MV Liemba: The Floating Circus

Saturday, July 29, 2006 | Sumbawanga, Tanzania

The frenzied process of exchanging goods, animals, and people between the Liemba and local boats.
Overburdened from the start, the aged Liemba chugged away from the dock in Kigoma at 5:30 on Wednesday afternoon. The oldest passenger ferry in the world was hardly the "venerable craft" which Lonely Planet's guidebook has dubbed it, but it floated, and that was enough for me.

While waiting to board, I met Mike and Jenny, a delightful young couple from Colorado who have been on the road for a year, and in that time had traveled overland all the way from Southeast Asia. Extremely jealous, I shared several meals and many hours with them over the next two days, exchanging travel stories as we cruised down Lake Tanganyika (though the exchange was hardly even).

My next acquaintance on the Liemba, my roommate in our cramped first-class cabin, was less pleasant to get to know. A bizarre creature, Steven the Australian oil field engineer from New South
Wales was the kind of self-important character who talked right through you, without any regard for what you might have to say. "You in the Peace Corps?" was the first and only thing he asked about both me and Mike. (Apparently in Steven's world, this was the only reason an American would be in Africa.) Mostly, after smearing his sallow, skeletal figure in suntan lotion, Steven would scuttle around the ship's deck in his floppy hat, consulting his handheld GPS and annoying anyone who would listen to him whine about conditions on the ship. While he did, I spent two days avoiding him.

Mostly, I read novels on the boat's upper deck, surrounded by neat rows of fish laid out to dry in the sun. Below, the Tanzanian passengers slept in blankets laid out on the ship's lower decks, or sat and chatted amid piles of suitcases, fish and produce.

We skirted the mountainous Tanzanian shore on the left, and at times the Congo's dry coastal hills were visible on the right. When hungry, I devised meals from some supplies I had provisioned in Kigoma. Bread and avocado was standard fare, bananas and oranges made good snacks, and I also discovered a new favorite: cucumber slices with peanut butter. Haute cuisine it was not.

The monotony of the boat ride was broken by "port," an entertaining show that occurred each time we passed nearby a village along the Tanzanian coast. When the Liemba slowed to a halt offshore, the local fishing boats rowed or put-putted out to the ship's side. A flood of passengers and goods were hurriedly exchanged amid a raucous cacophony of yells, screams, and arguing. Babies, huge sacks of flour and fish, parcels of bananas, suitcases and strings of pineapple were all slung back and forth from the ship's deck to the wooden boats which tottered alongside it. Then with a few toots of its old-fashioned whistle, the Liemba was back on its way.

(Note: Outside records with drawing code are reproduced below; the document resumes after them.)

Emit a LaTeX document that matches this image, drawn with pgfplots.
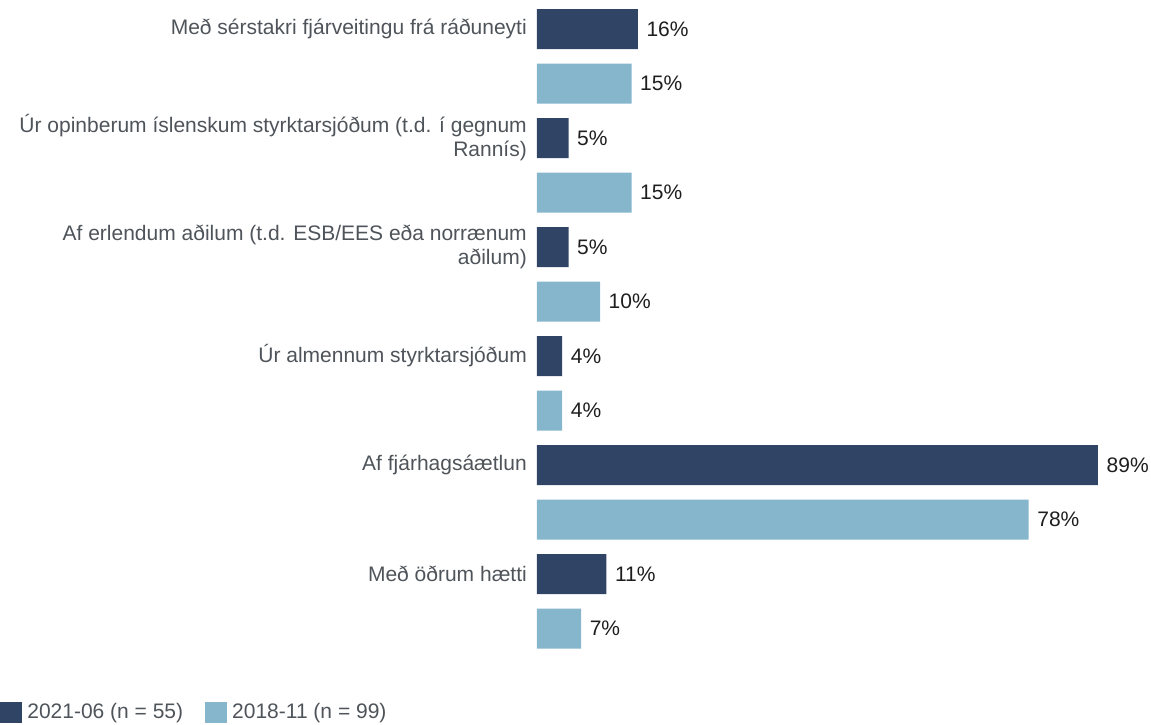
\documentclass[border=0pt]{standalone}
\usepackage{pgfplots}
\pgfplotsset{compat=1.18}
\usepackage{fontspec}
\setmainfont{Liberation Sans}
\definecolor{darkbar}{RGB}{48,69,101}
\definecolor{lightbar}{RGB}{134,182,204}
\definecolor{labelgray}{RGB}{78,84,90}
\definecolor{valtext}{RGB}{30,30,30}
\begin{document}
\begin{tikzpicture}
\path[use as bounding box] (0pt,0pt) rectangle (1151pt,724pt);
\begin{axis}[
  at={(537pt,68.25pt)}, anchor=south west,
  scale only axis, width=561pt, height=654pt,
  xmin=0, xmax=89, ymin=-0.5, ymax=11.5, y dir=reverse,
  xbar, bar width=40pt, bar shift=0pt,
  clip=false,
  axis line style={draw=none},
  major tick length=0pt,
  xtick=\empty,
  ytick={0,2,4,6,8,10},
  yticklabels={
    {Með sérstakri fjárveitingu frá ráðuneyti},
    {Úr opinberum íslenskum styrktarsjóðum (t.d. í gegnum\\Rannís)},
    {Af erlendum aðilum (t.d. ESB/EES eða norrænum\\aðilum)},
    {Úr almennum styrktarsjóðum},
    {Af fjárhagsáætlun},
    {Með öðrum hætti}},
  yticklabel style={align=right, inner xsep=0pt, xshift=-10pt,
    font=\fontsize{21}{24}\selectfont, text=labelgray},
  /pgf/number format/assume math mode=true,
  nodes near coords={\pgfmathprintnumber{\pgfplotspointmeta}\%},
  point meta=explicit,
  every node near coord/.append style={anchor=west, inner sep=0pt, xshift=8.5pt,
    font=\fontsize{21}{24}\selectfont, text=valtext},
  legend style={at={(-0.957,-0.086)}, anchor=west, draw=none, fill=none,
    inner sep=0pt, font=\fontsize{21}{24}\selectfont, text=labelgray,
    /tikz/every even column/.append style={column sep=17pt},
    nodes={inner xsep=5pt, inner ysep=0pt}},
  legend columns=2,
  legend cell align=left,
  legend image code/.code={\fill[#1] (0pt,-10.5pt) rectangle (22pt,10.5pt);},
]
\addplot[fill=darkbar, draw=none] table[x index=0, y index=1, meta index=0] {
16 0
5 2
5 4
4 6
89 8
11 10
};
\addplot[fill=lightbar, draw=none] table[x index=0, y index=1, meta index=0] {
15 1
15 3
10 5
4 7
78 9
7 11
};
\legend{2021-06 (n = 55), 2018-11 (n = 99)}
\end{axis}
\end{tikzpicture}
\end{document}
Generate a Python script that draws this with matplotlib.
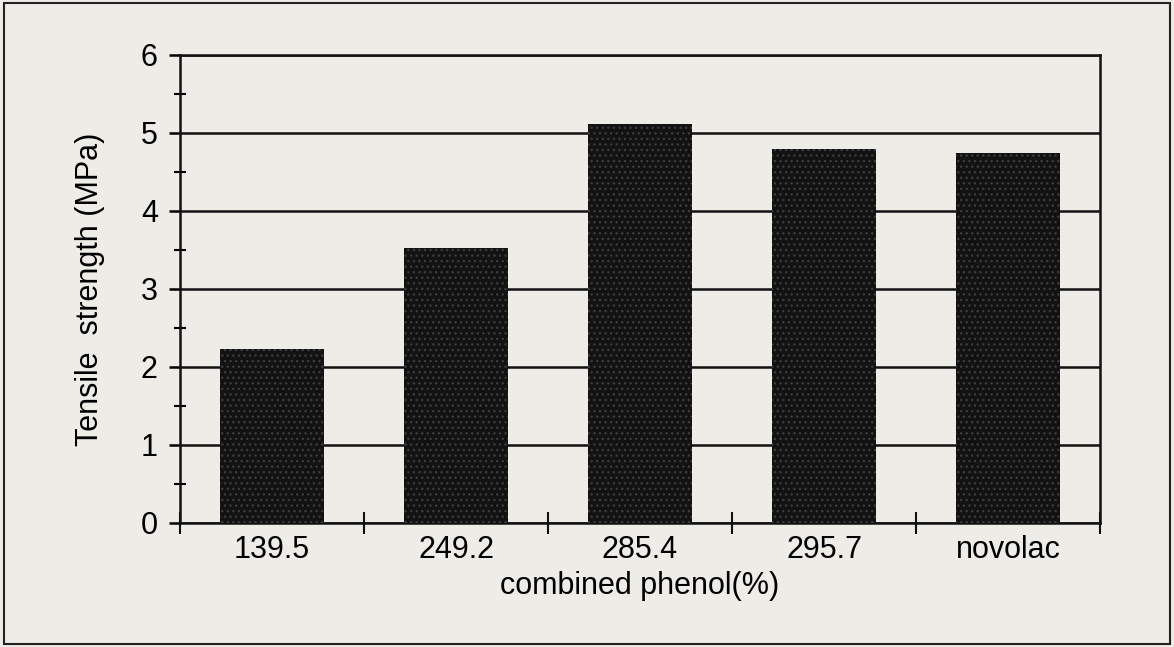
import matplotlib.pyplot as plt
from matplotlib.patches import Rectangle
from matplotlib.ticker import MultipleLocator

plt.rcParams['font.family'] = ['Liberation Sans', 'DejaVu Sans']
plt.rcParams['hatch.linewidth'] = 1.0

categories = ['139.5', '249.2', '285.4', '295.7', 'novolac']
strength = [2.23, 3.52, 5.11, 4.80, 4.74]

bg = '#eeece7'
fig = plt.figure(figsize=(11.74, 6.47), dpi=100, facecolor=bg)
ax = fig.add_axes([180 / 1174, 1 - 522.7 / 647, 920 / 1174, 467.7 / 647])
ax.set_facecolor(bg)

# Outer frame around the whole figure
fig.patches.append(Rectangle((0.003, 0.005), 0.994, 0.99, transform=fig.transFigure,
                             fill=False, edgecolor='#222222', linewidth=1.5))

# Dark bars with a faint dotted texture (hatch takes the edge colour)
x = range(len(categories))
ax.bar(x, strength, width=0.56, color='#121212', edgecolor='#3c3c3c',
       hatch='...', linewidth=0, zorder=3)

ax.set_xlim(-0.5, len(categories) - 0.5)
ax.set_ylim(0, 6)
ax.yaxis.set_major_locator(MultipleLocator(1))
ax.yaxis.set_minor_locator(MultipleLocator(0.5))
ax.grid(axis='y', color='#111111', linewidth=1.8, zorder=1)

# Category labels in the middle, ticks on the boundaries between them
ax.set_xticks(list(x))
ax.set_xticklabels(categories)
ax.set_xticks([i + 0.5 for i in range(len(categories) - 1)] + [-0.5, len(categories) - 0.5], minor=True)
ax.tick_params(axis='x', which='major', length=0, labelsize=22, pad=9)
ax.tick_params(axis='x', which='minor', direction='inout', length=16, width=1.5, color='#111111')
ax.tick_params(axis='y', which='major', direction='out', length=8, width=1.8, labelsize=22, pad=8)
ax.tick_params(axis='y', which='minor', direction='inout', length=8, width=1.5)

for side in ['left', 'bottom', 'right', 'top']:
    ax.spines[side].set_linewidth(1.8)
    ax.spines[side].set_color('#111111')

ax.set_ylabel('Tensile  strength (MPa)', fontsize=22, labelpad=26)
ax.set_xlabel('combined phenol(%)', fontsize=22, labelpad=4)

plt.savefig('out.png', dpi=100, facecolor=bg)
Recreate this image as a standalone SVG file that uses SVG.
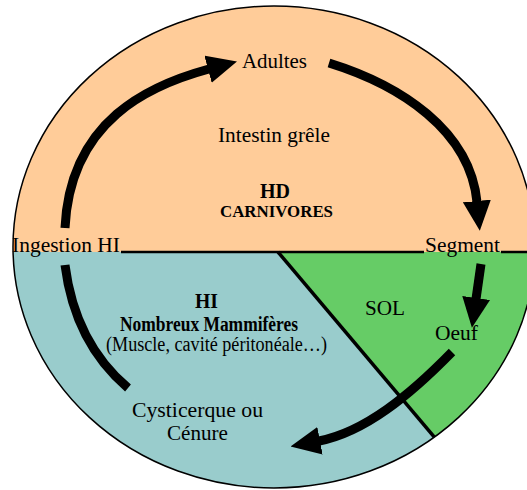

On Friday morning I said my goodbyes to Mike and Jenny, eluded Steven and scrambled ashore at Kasanga, in southwest Tanzania. Along with two vacationing Swiss school teachers, Sophie and Claudia, I hitched a ride to the mountain town of Sumbawanga, a few hours inland. We piled into the miniature SUV of a roving photography team, and I got scrunched in the foot-wide trunk along with all the baggage for the bumpy, dusty ride. The team made a living by traveling around Tanzania taking school pictures, a process we witnessed at several stops along our way. After one additional stop to fix a blown tire, we arrived, in the chilly mountain air, at the town of Sumbawanga, where I spent Friday night.